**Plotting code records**
————————

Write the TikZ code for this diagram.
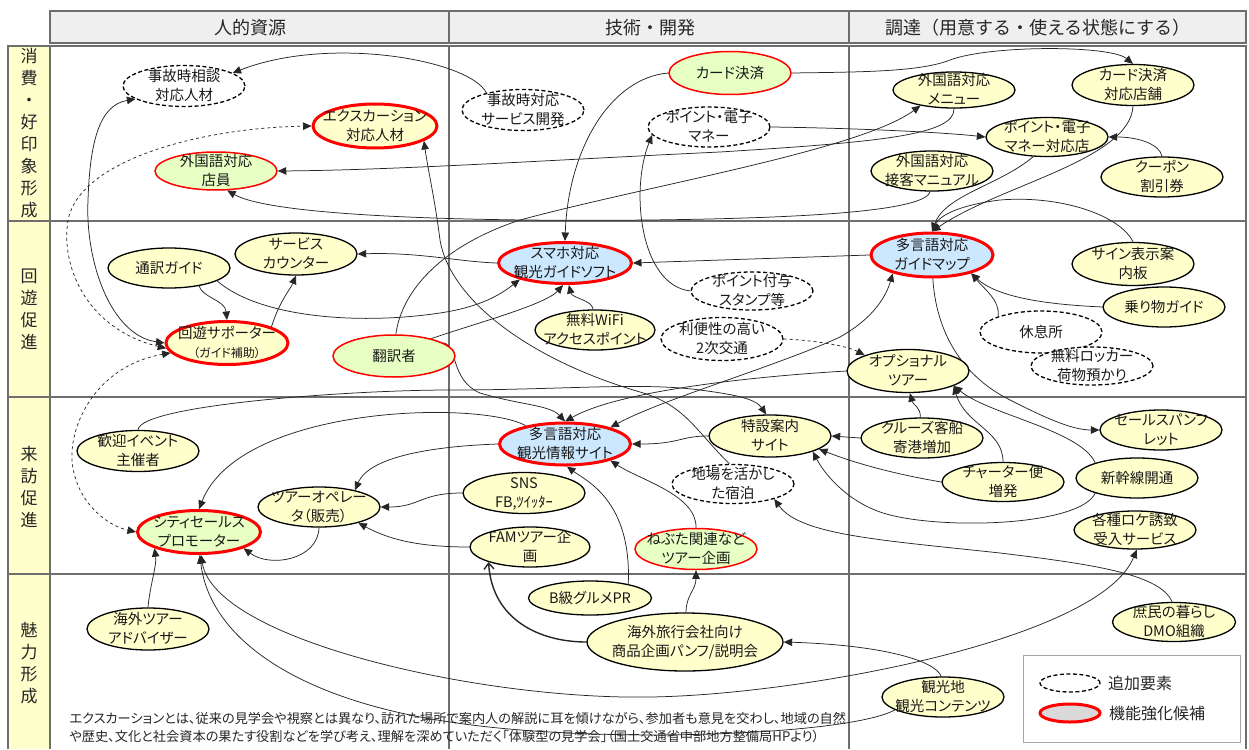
\documentclass[tikz,border=0pt]{standalone}
\usepackage{fontspec}
\setmainfont{Noto Sans CJK JP}[RawFeature={+palt}]
\newfontfamily\plainjp{Noto Sans CJK JP}
\usetikzlibrary{shapes.geometric,arrows.meta}
\definecolor{nodey}{HTML}{FFFFCC}
\definecolor{nodeg}{HTML}{E8FFC4}
\definecolor{nodeb}{HTML}{CCE8FF}
\definecolor{gridc}{HTML}{6E6E6E}
\definecolor{headc}{HTML}{EFEFEF}
\pgfdeclarelayer{bg}
\pgfsetlayers{bg,main}
% texte centre, sans agrandir l'ellipse
\newcommand{\tx}[1]{\raisebox{-.35em}[0pt][0pt]{\makebox[0pt]{\begin{tabular}{@{}c@{}}#1\end{tabular}}}}
\tikzset{
  zone/.style={draw=gridc, line width=2.6pt},
  head/.style={font=\plainjp\fontsize{18}{22}\selectfont, text=black!85},
  side/.style={font=\plainjp\fontsize{17}{22}\selectfont, align=center, text=black!85},
  item/.style={ellipse, inner sep=0pt, minimum width=122pt, minimum height=41pt,
    font=\fontsize{14.5}{19}\selectfont, text=black!90},
  base/.style={item, draw=black, fill=nodey, line width=1.3pt},
  extra/.style={item, draw=black, fill=white, line width=1.3pt, dash pattern=on 4pt off 2.5pt},
  keyb/.style={item, draw=red, fill=nodeb, line width=3pt},
  keyy/.style={item, draw=red, fill=nodey, line width=3pt},
  keyg/.style={item, draw=red, fill=nodeg, line width=3pt},
  cand/.style={item, draw=red, fill=nodeg, line width=1.5pt},
  link/.style={draw=black!85, line width=0.75pt, >={Triangle[length=8.5pt,width=7.5pt]}, ->},
  both/.style={link, <->},
}
\begin{document}
\begin{tikzpicture}[x=1pt,y=1pt]
\useasboundingbox (0,0) rectangle (1249,-749);
%\draw[help lines, step=50] (0,0) grid (1249,-749);

\begin{pgfonlayer}{bg}
  % grille
  \fill[headc] (50,-11) rectangle (1246,-43);
  \fill[nodey] (8,-45) rectangle (50,-749);
  \draw[zone] (50,-43) -- (50,-11) -- (1246,-11) -- (1246,-43) -- cycle;
  \draw[zone] (449,-11) -- (449,-43);
  \draw[zone] (849,-11) -- (849,-43);
  \draw[zone] (8,-749) -- (8,-46) -- (1246,-46) -- (1246,-749);
  \draw[zone] (50,-46) -- (50,-749);
  \draw[zone] (449,-46) -- (449,-749);
  \draw[zone] (849,-46) -- (849,-749);
  \draw[zone] (8,-221) -- (1246,-221);
  \draw[zone] (8,-397) -- (1246,-397);
  \draw[zone] (8,-574) -- (1246,-574);
\end{pgfonlayer}

\node[head] (h1) at (250,-28) {人的資源};
\node[head] (h2) at (650,-28) {技術・開発};
\node[head] (h3) at (1038,-28) {調達（用意する・使える状態にする）};
\node[side] (r1) at (29,-133) {消\\費\\・\\好\\印\\象\\形\\成};
\node[side] (r2) at (29,-309) {回\\遊\\促\\進};
\node[side] (r3) at (29,-487) {来\\訪\\促\\進};
\node[side] (r4) at (29,-663) {魅\\力\\形\\成};

% 消費・好印象形成
\node[extra] (jiko) at (184,-86) {\tx{事故時相談\\対応人材}};
\node[keyy, minimum width=124pt, minimum height=44pt] (excursion) at (375,-126) {\tx{エクスカーション\\対応人材}};
\node[cand, minimum height=38pt] (tenin) at (216,-171) {\tx{外国語対応\\店員}};
\node[extra] (jikodev) at (523,-110) {\tx{事故時対応\\サービス開発}};
\node[cand, minimum height=43pt] (card) at (730,-73) {\tx{カード決済}};
\node[extra, minimum height=40pt] (emoney) at (709,-127) {\tx{ポイント・電子\\マネー}};
\node[base, minimum height=36pt] (menu) at (954,-90) {\tx{外国語対応\\メニュー}};
\node[base] (cardshop) at (1133,-85) {\tx{カード決済\\対応店舗}};
\node[base, minimum height=39pt] (emoneyshop) at (1047,-137) {\tx{ポイント・電子\\マネー対応店}};
\node[base, minimum height=40pt] (manual) at (932,-171) {\tx{外国語対応\\接客マニュアル}};
\node[base, minimum height=40pt] (coupon) at (1162,-177) {\tx{クーポン\\割引券}};

% 回遊促進
\node[base, minimum height=40pt] (tsuyaku) at (169,-268) {\tx{通訳ガイド}};
\node[base, minimum height=42pt] (counter) at (296,-254) {\tx{サービス\\カウンター}};
\node[keyy, minimum height=43pt] (kaiyu) at (227,-343) {\tx{回遊サポーター\\{\fontsize{12}{16}\selectfont（ガイド補助）}}};
\node[cand, minimum height=42pt] (honyaku) at (394,-356) {\tx{翻訳者}};
\node[keyb, minimum width=133pt] (sumaho) at (565,-263) {\tx{スマホ対応\\観光ガイドソフト}};
\node[extra, minimum height=38pt] (stamp) at (752,-291) {\tx{ポイント付与\\スタンプ等}};
\node[base, minimum width=120pt, minimum height=40pt] (wifi) at (595,-330) {\tx{無料WiFi\\アクセスポイント}};
\node[extra, minimum height=43pt] (kotsu) at (722,-339) {\tx{利便性の高い\\2次交通}};
\node[keyb, minimum height=44pt] (guidemap) at (932,-255) {\tx{多言語対応\\ガイドマップ}};
\node[base, minimum height=43pt] (sign) at (1133,-264) {\tx{サイン表示案\\内板}};
\node[base, minimum height=40pt] (norimono) at (1164,-307) {\tx{乗り物ガイド}};
\node[extra, minimum height=42pt] (kyusoku) at (1041,-332) {\tx{休息所}};
\node[extra, minimum height=38pt] (locker) at (1092,-366) {\tx{無料ロッカー\\荷物預かり}};
\node[base, minimum height=43pt] (option) at (908,-371) {\tx{オプショナル\\ツアー}};

% 来訪促進
\node[base] (kangei) at (138,-451) {\tx{歓迎イベント\\主催者}};
\node[base, minimum height=40pt] (operator) at (319,-507) {\tx{ツアーオペレー\\タ（販売）}};
\node[keyg, minimum width=123pt, minimum height=43pt] (citysales) at (199,-532) {\tx{シティセールス\\プロモーター}};
\node[keyb, minimum width=131pt, minimum height=42pt] (infosite) at (565,-444) {\tx{多言語対応\\観光情報サイト}};
\node[base, minimum height=42pt] (tokusetsu) at (770,-436) {\tx{特設案内\\サイト}};
\node[base] (sns) at (524,-493) {\tx{SNS\\FB,ﾂｲｯﾀｰ}};
\node[extra, minimum height=39pt] (shukuhaku) at (733,-484) {\tx{地場を活かし\\た宿泊}};
\node[base, minimum width=120pt, minimum height=40pt] (fam) at (530,-547) {\tx{FAMツアー企\\画}};
\node[cand] (nebuta) at (696,-549) {\tx{ねぶた関連など\\ツアー企画}};
\node[base, minimum height=40pt] (cruise) at (922,-438) {\tx{クルーズ客船\\寄港増加}};
\node[base, minimum height=40pt] (pamph) at (1161,-430) {\tx{セールスパンフ\\レット}};
\node[base, minimum height=39pt] (charter) at (1003,-482) {\tx{チャーター便\\増発}};
\node[base, minimum height=40pt] (shinkansen) at (1137,-478) {\tx{新幹線開通}};
\node[base, minimum height=38pt] (loke) at (1135,-530) {\tx{各種ロケ誘致\\受入サービス}};

% 魅力形成
\node[base, minimum height=42pt] (advisor) at (148,-629) {\tx{海外ツアー\\アドバイザー}};
\node[base, minimum width=123pt, minimum height=34pt] (bkyu) at (590,-598) {\tx{B級グルメPR}};
\node[base, minimum width=196pt, minimum height=58pt] (setsumeikai) at (685,-642) {\tx{海外旅行会社向け\\商品企画パンフ/説明会}};
\node[base, minimum width=123pt, minimum height=39pt] (dmo) at (1174,-622) {\tx{庶民の暮らし\\DMO組織}};
\node[base, minimum height=40pt] (kankochi) at (943,-697) {\tx{観光地\\観光コンテンツ}};

\begin{pgfonlayer}{bg}
  \draw[link] (jikodev.155) .. controls (470,-60) and (330,-35) .. (jiko.15);
  \draw[both] (kaiyu.west) .. controls (110,-335) and (85,-260) .. (88,-200) .. controls (90,-140) and (100,-105) .. (jiko.195);
  \draw[both, dashed] (kaiyu.185) .. controls (90,-330) and (60,-270) .. (68,-220) .. controls (80,-160) and (200,-128) .. (excursion.west);
  \draw[both, dashed] (kaiyu.190) .. controls (100,-365) and (70,-420) .. (72,-460) .. controls (75,-500) and (105,-525) .. (citysales.west);
  \draw[link] (card.west) .. controls (610,-78) and (568,-150) .. (sumaho.north);
  \draw[link] (card.east) .. controls (860,-72) and (920,-72) .. (950,-60) .. controls (990,-45) and (1110,-45) .. (cardshop.north);
  \draw[link] (emoney.east) .. controls (850,-128) and (940,-132) .. (emoneyshop.west);
  \draw[link] (stamp.west) .. controls (640,-285) and (630,-190) .. (emoney.188);
  \draw[link] (menu.270) .. controls (955,-135) and (880,-142) .. (720,-152) .. controls (550,-160) and (400,-170) .. (tenin.east);
  \draw[link] (manual.265) .. controls (925,-210) and (820,-218) .. (650,-220) .. controls (450,-222) and (270,-215) .. (tenin.300);
  \draw[link] (honyaku.85) .. controls (400,-300) and (430,-250) .. (520,-220) .. controls (650,-185) and (860,-150) .. (menu.205);
  \draw[link] (cardshop.south) .. controls (1130,-160) and (1000,-185) .. (guidemap.north);
  \draw[link] (emoneyshop.235) .. controls (1000,-185) and (945,-195) .. (guidemap.north);
  \draw[link] (sign.north) .. controls (1120,-215) and (1060,-195) .. (1000,-200) .. controls (960,-205) and (940,-215) .. (guidemap.north);
  \draw[link] (coupon.north) .. controls (1160,-145) and (1140,-137) .. (emoneyshop.east);
  \draw[link] (guidemap.west) -- (sumaho.east);
  \draw[link] (norimono.west) .. controls (1060,-305) and (1000,-300) .. (guidemap.335);
  \draw[link] (kyusoku.160) .. controls (1000,-300) and (985,-290) .. (guidemap.335);
  \draw[both] (infosite.20) .. controls (660,-400) and (780,-365) .. (840,-337) .. controls (870,-320) and (885,-300) .. (guidemap.205);
  \draw[link, dashed] (kotsu.east) .. controls (810,-340) and (845,-345) .. (option.160);
  \draw[link] (option.west) .. controls (760,-376) and (620,-390) .. (infosite.north);
  \draw[link] (honyaku.15) .. controls (458,-345) and (450,-380) .. (480,-393) .. controls (520,-405) and (550,-405) .. (infosite.north);
  \draw[link] (tokusetsu.west) .. controls (680,-436) and (680,-444) .. (infosite.east);
  \draw[link] (cruise.west) -- (tokusetsu.east);
  \draw[link] (shukuhaku.100) .. controls (695,-430) and (685,-405) .. (640,-392) .. controls (530,-360) and (450,-300) .. (440,-240) .. controls (435,-200) and (428,-170) .. (excursion.-17);
  \draw[link] (kangei.north) .. controls (140,-405) and (350,-390) .. (450,-390) .. controls (560,-390) and (640,-382) .. (700,-390) .. controls (730,-394) and (755,-398) .. (tokusetsu.100);
  \draw[link] (sns.west) .. controls (420,-493) and (420,-507) .. (operator.east);
  \draw[link] (fam.west) .. controls (420,-547) and (390,-540) .. (operator.-22);
  \draw[link] (operator.south) .. controls (318,-560) and (270,-568) .. (citysales.-20);
  \draw[link] (infosite.west) .. controls (440,-446) and (370,-455) .. (operator.25);
  \draw[link] (infosite.155) .. controls (480,-400) and (240,-405) .. (citysales.north);
  \draw[link] (bkyu.20) .. controls (632,-500) and (585,-480) .. (infosite.-85);
  \draw[link] (nebuta.north) .. controls (697,-495) and (640,-480) .. (infosite.-20);
  \draw[link] (setsumeikai.88) .. controls (686,-595) and (696,-590) .. (nebuta.south);
  \draw[link, line width=1.4pt, >={Straight Barb[length=6pt,width=10pt]}] (setsumeikai.west) .. controls (540,-642) and (492,-620) .. (fam.200);
  \draw[link] (kankochi.95) .. controls (935,-660) and (880,-645) .. (setsumeikai.east);
  \draw[both] (citysales.-85) .. controls (215,-640) and (480,-700) .. (650,-697) .. controls (800,-695) and (1100,-640) .. (loke.-85);
  \draw[link] (kankochi.195) .. controls (850,-735) and (600,-745) .. (450,-722) .. controls (300,-700) and (210,-640) .. (citysales.-88);
  \draw[link] (advisor.north) .. controls (150,-585) and (157,-565) .. (citysales.200);
  \draw[link] (dmo.95) .. controls (1160,-575) and (1100,-565) .. (1000,-553) .. controls (880,-540) and (800,-535) .. (shukuhaku.-20);
  \draw[link] (shinkansen.200) .. controls (1080,-525) and (950,-530) .. (890,-515) .. controls (850,-505) and (825,-475) .. (tokusetsu.-20);
  \draw[link] (charter.west) .. controls (900,-475) and (860,-465) .. (tokusetsu.-15);
  \draw[link] (cruise.95) .. controls (921,-407) and (913,-405) .. (option.-85);
  \draw[link] (charter.north) .. controls (1003,-430) and (965,-425) .. (option.-18);
  \draw[link] (shinkansen.160) .. controls (1080,-430) and (990,-415) .. (option.-18);
  \draw[link] (guidemap.-88) .. controls (936,-330) and (960,-375) .. (1010,-400) .. controls (1040,-415) and (1070,-430) .. (pamph.west);
  \draw[link] (tsuyaku.-31) .. controls (203,-298) and (225,-300) .. (kaiyu.north);
  \draw[link] (kaiyu.20) .. controls (280,-300) and (290,-290) .. (counter.south);
  \draw[link] (sumaho.west) .. controls (460,-262) and (420,-252) .. (counter.east);
  \draw[link] (tsuyaku.-15) .. controls (260,-318) and (360,-325) .. (440,-313) .. controls (480,-307) and (500,-295) .. (sumaho.200);
  \draw[link] (honyaku.25) .. controls (470,-325) and (545,-305) .. (sumaho.-95);
  \draw[link] (wifi.95) .. controls (592,-300) and (572,-298) .. (sumaho.-80);
\end{pgfonlayer}

% legende
\node[draw=black!35, line width=0.8pt, minimum width=217pt, minimum height=87pt, inner sep=0pt] (legend) at (1131.5,-698.5) {};
\node[extra, minimum width=60pt, minimum height=18pt] (lgextra) at (1070,-683) {};
\node[keyy, fill=black!15, minimum width=60pt, minimum height=18pt] (lgkey) at (1070,-713) {};
\node[anchor=west, font=\fontsize{16}{19}\selectfont, text=black!85] (lgt1) at ([xshift=4pt]lgextra.east) {追加要素};
\node[anchor=west, font=\fontsize{16}{19}\selectfont, text=black!85] (lgt2) at ([xshift=4pt]lgkey.east) {機能強化候補};

\node[anchor=west, align=left, font=\fontsize{13.2}{18}\selectfont, text=black!85] (note) at (66,-728)
  {エクスカーションとは、従来の見学会や視察とは異なり、訪れた場所で案内人の解説に耳を傾けながら、参加者も意見を交わし、地域の自然\\
   や歴史、文化と社会資本の果たす役割などを学び考え、理解を深めていただく「体験型の見学会」（国土交通省中部地方整備局HPより）};
\end{tikzpicture}
\end{document}
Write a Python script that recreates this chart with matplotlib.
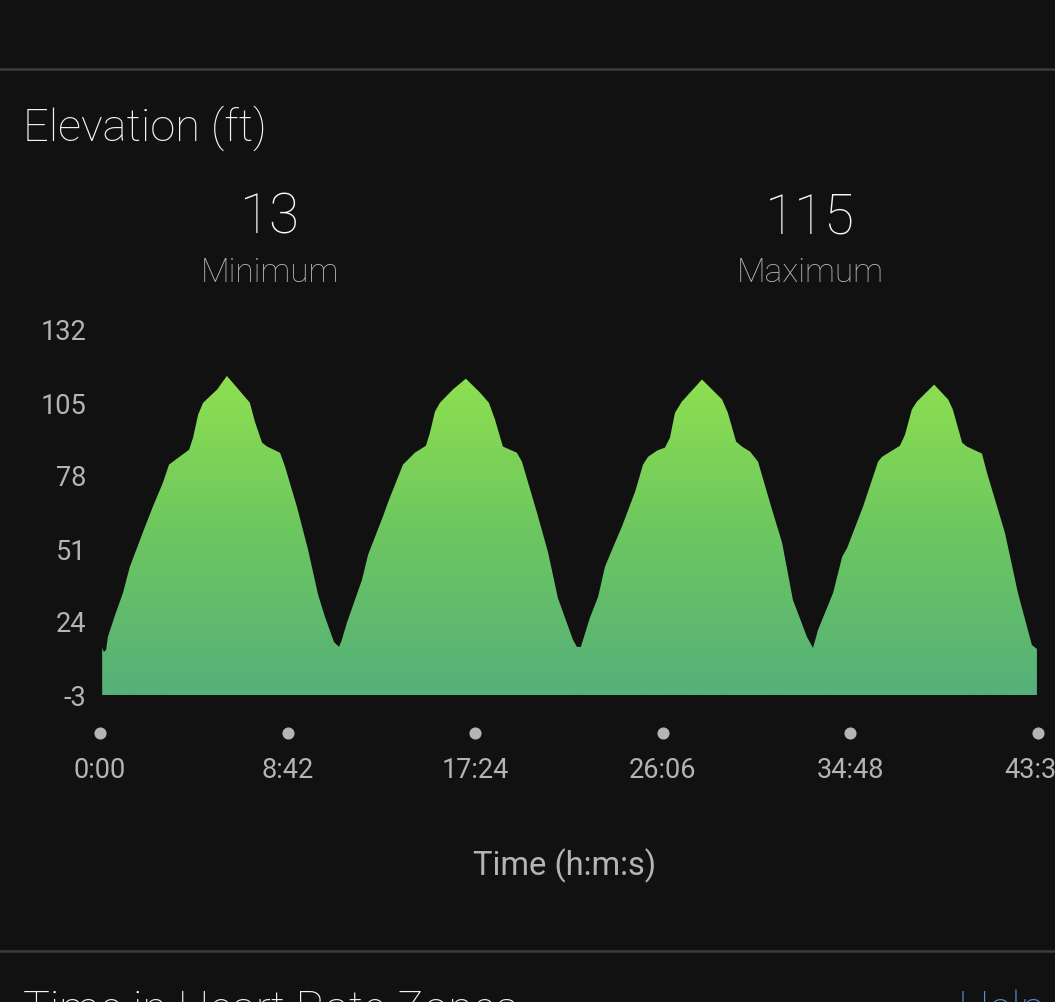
"""Elevation chart, dark activity screen."""
import matplotlib
matplotlib.use("Agg")
import matplotlib.pyplot as plt
import numpy as np
from matplotlib.colors import LinearSegmentedColormap

# elapsed seconds and elevation in feet
time_s = [6, 11, 17, 22, 42, 64, 83, 120, 147, 175, 192, 214, 248, 259, 273, 287, 326, 353, 381,
          417, 431, 451, 465, 501, 515, 548, 579, 607, 626, 651, 665,
          672, 687, 729, 746, 787, 801, 843, 876, 907, 918, 932, 946, 982, 1018, 1057, 1082, 1099,
          1121, 1160, 1174, 1216, 1247, 1274, 1316, 1327, 1338,
          1363, 1386, 1405, 1433, 1452, 1489, 1511, 1525, 1550, 1572, 1586, 1600, 1619, 1675, 1731,
          1747, 1770, 1786, 1809, 1831, 1870, 1898, 1928, 1967, 1984,
          1998, 2040, 2065, 2079, 2123, 2165, 2176, 2226, 2240, 2259, 2273, 2321,
          2360, 2373, 2399, 2412, 2454, 2468, 2518, 2554, 2593, 2607]
elevation_ft = [14.4, 12.9, 13.7, 18.5, 26.6, 34.8, 44.4, 57.4, 66.6, 75.5, 82.2, 84.4, 87.7, 92.2,
                100.7, 105.1, 110, 115, 110.7, 105.1, 98.1, 90.3, 88.9, 86.6, 81.4, 66.6, 50.7,
                34, 25.9, 16.6, 14.8,
                17, 23.7, 39.6, 48.9, 62.9, 68.1, 82.2, 86.6, 89.2, 94, 101.8, 105.1, 110, 114, 108.9,
                105.1, 98.9, 88.9, 86.6, 83.3, 64.4, 49.6, 32.9, 17.4, 14.8, 14.8,
                25.5, 33.3, 44.4, 53.3, 59.2, 72.2, 82.2, 85.1, 87.4, 88.5, 92.2, 101.4, 105.5, 113.7,
                106.3, 101.4, 90.7, 88.9, 87, 83.3, 65.5, 53.3, 32.2, 18.5, 14.4,
                21.1, 34.8, 48.1, 51.4, 66.6, 83.3, 85.1, 89.2, 93.3, 102.6, 105.5, 111.8, 106.3,
                102.6, 90.3, 88.9, 86.3, 79.2, 57, 34.8, 15.5, 14]

y_ticks = [-3, 24, 51, 78, 105, 132]
x_ticks = [0, 522, 1044, 1566, 2088, 2610]
x_labels = ["0:00", "8:42", "17:24", "26:06", "34:48", "43:30"]

BG = "#111111"
W, H = 1055, 1002
FONT = "Roboto"

plt.rcParams["font.family"] = [FONT, "DejaVu Sans"]
plt.rcParams["axes.unicode_minus"] = False

fig = plt.figure(figsize=(W / 100, H / 100), dpi=100, facecolor=BG)


def fx(px):
    return px / W


def fy(py):
    return 1 - py / H


ax = fig.add_axes([fx(100), fy(695), fx(938), (695 - 330) / H], facecolor=BG)
ax.set_xlim(0, 2610)
ax.set_ylim(-3, 132)
for side in ax.spines.values():
    side.set_visible(False)

# gradient fill clipped to the elevation outline
cmap = LinearSegmentedColormap.from_list("elev", ["#55b07a", "#6cc660", "#8ee04f"])
grad = np.linspace(0, 1, 256).reshape(-1, 1)
area = ax.fill_between(time_s, elevation_ft, -3, color="none", linewidth=0)
im = ax.imshow(grad, origin="lower", aspect="auto", cmap=cmap, extent=[0, 2610, -3, 115], zorder=2)
im.set_clip_path(area.get_paths()[0], transform=ax.transData)
ax.set_xlim(0, 2610)
ax.set_ylim(-3, 132)

ax.set_yticks(y_ticks)
ax.tick_params(axis="y", length=0, pad=10, labelsize=19.5, labelcolor="#b4b4b4")
ax.set_xticks(x_ticks)
ax.set_xticklabels(x_labels)
ax.tick_params(axis="x", length=0, pad=45, labelsize=19.5, labelcolor="#b4b4b4")
ax.scatter(x_ticks, [-38 / 365] * len(x_ticks), s=76, color="#b4b4b4", linewidths=0,
           transform=ax.get_xaxis_transform(), clip_on=False)

# page furniture around the chart
for py in (69, 951):
    fig.add_artist(plt.Line2D([0, 1], [fy(py), fy(py)], color="#3c3c3c", lw=1.8))

fig.text(fx(23), fy(141), "Elevation (ft)", color="#f4f4f4", fontsize=32.7, fontweight="light", va="baseline")
fig.text(fx(270), fy(233), "13", color="#f8f8f8", fontsize=39.5, fontweight="light", ha="center", va="baseline")
fig.text(fx(810), fy(233), "115", color="#f8f8f8", fontsize=39.5, fontweight="light", ha="center", va="baseline")
fig.text(fx(270), fy(282), "Minimum", color="#b4b4b4", fontsize=24, fontweight="light", ha="center", va="baseline")
fig.text(fx(810), fy(282), "Maximum", color="#b4b4b4", fontsize=24, fontweight="light", ha="center", va="baseline")
fig.text(fx(565), fy(875), "Time (h:m:s)", color="#b4b4b4", fontsize=23.5, ha="center", va="baseline")
fig.text(fx(23), fy(1023), "Time in Heart Rate Zones", color="#f4f4f4", fontsize=32.4, fontweight="light", va="baseline")
fig.text(fx(958), fy(1023), "Help", color="#5b8fd0", fontsize=32.4, fontweight="light", va="baseline")

fig.savefig("out.png", dpi=100, facecolor=BG)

————————

**Goal of the exercise**
Quote the lines above exactly, starting with the one that has "Write a Python" and ending with the one that has "from matplotlib.colors import"; drop the pictures and include nothing else.

**Result of the task**
Write a Python script that recreates this chart with matplotlib.
"""Elevation chart, dark activity screen."""
import matplotlib
matplotlib.use("Agg")
import matplotlib.pyplot as plt
import numpy as np
from matplotlib.colors import LinearSegmentedColormap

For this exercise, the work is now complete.